At dinner the other evening I met a number of British women doing interesting work in their own country, and some of them plan to visit the United States in the coming year. Dame Myra Hess will give a concert tour. Dame Edith Evans is bringing over a play to Broadway in September. Miss Florence Hancock is coming over to the AF of L convention, and Professor Barbara Wooton is coming to lecture. This inter course between our two countries is very valuable, and I hope that we will send equally good representatives to England.
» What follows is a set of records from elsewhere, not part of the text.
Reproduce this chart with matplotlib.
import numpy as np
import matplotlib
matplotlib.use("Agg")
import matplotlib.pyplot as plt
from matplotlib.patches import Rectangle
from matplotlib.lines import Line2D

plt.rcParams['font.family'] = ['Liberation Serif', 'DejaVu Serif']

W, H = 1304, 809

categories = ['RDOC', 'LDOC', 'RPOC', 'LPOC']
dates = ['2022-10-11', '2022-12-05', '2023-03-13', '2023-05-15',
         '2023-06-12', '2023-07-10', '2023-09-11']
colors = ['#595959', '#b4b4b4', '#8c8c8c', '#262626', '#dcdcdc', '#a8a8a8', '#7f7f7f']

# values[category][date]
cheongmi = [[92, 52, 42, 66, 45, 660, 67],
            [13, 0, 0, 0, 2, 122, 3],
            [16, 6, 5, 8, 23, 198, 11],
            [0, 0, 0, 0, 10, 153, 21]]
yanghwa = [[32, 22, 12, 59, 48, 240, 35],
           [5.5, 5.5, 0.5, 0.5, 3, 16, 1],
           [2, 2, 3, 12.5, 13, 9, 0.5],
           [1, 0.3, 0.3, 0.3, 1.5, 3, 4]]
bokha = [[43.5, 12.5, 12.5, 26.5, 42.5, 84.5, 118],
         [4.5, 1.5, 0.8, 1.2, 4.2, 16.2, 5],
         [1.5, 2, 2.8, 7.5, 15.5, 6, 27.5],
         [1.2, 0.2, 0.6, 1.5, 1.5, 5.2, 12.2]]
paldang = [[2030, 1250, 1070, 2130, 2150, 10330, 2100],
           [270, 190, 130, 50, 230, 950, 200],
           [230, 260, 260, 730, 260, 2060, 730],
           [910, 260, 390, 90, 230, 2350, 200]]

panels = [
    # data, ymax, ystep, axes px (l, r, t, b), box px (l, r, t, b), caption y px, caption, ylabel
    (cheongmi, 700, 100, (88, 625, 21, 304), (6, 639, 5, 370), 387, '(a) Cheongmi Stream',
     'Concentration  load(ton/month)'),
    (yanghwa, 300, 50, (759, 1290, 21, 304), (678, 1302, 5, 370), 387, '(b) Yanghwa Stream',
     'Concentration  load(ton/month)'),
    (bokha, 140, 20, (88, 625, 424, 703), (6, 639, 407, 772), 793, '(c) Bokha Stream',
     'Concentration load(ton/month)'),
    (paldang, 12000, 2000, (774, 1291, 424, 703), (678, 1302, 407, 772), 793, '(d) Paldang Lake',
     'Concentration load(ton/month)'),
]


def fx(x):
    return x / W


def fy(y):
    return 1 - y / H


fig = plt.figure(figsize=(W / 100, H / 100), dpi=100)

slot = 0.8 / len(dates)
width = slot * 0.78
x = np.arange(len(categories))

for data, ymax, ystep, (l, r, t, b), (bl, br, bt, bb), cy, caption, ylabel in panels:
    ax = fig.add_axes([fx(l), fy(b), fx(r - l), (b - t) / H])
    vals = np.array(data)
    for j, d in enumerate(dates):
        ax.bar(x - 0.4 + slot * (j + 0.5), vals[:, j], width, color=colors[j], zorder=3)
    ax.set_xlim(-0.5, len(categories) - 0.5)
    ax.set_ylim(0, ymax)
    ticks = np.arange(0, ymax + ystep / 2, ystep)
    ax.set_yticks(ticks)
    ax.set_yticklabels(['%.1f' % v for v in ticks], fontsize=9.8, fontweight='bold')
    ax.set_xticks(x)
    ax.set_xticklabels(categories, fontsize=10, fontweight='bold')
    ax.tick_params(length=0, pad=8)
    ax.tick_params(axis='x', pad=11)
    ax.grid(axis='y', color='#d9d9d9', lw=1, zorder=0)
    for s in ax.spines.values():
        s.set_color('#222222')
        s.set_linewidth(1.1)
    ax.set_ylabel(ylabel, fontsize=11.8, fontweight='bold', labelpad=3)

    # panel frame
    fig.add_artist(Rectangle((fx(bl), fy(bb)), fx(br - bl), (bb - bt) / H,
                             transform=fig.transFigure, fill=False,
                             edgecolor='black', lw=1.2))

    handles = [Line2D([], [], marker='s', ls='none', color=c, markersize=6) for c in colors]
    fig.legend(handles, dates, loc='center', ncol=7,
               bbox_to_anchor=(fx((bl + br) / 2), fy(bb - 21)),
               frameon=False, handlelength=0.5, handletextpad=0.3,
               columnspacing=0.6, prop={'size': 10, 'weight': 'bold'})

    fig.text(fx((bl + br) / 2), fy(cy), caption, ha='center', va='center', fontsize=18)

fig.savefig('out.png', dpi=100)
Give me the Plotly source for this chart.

Now that I have been in Englang several days I think I can give you a fairly accurate picture in regard to her present state of recovery. It seems to me that while the country as a whole is not yet over some of the results of the war, there is, nevertheless, a great improvement in the conditions under which people live. They are better housed, they can eat better in spite of certain restrictions that still exist. In any good restaurant you can get a very palatable meal, not quite as lavish, perhaps, as the food in Paris, but British cooking was never the same as French cooking. It is not, however, as expensive as some of the better restaurants in Paris, and I do not think that any tourists will find a visit to Great Britain a hardship.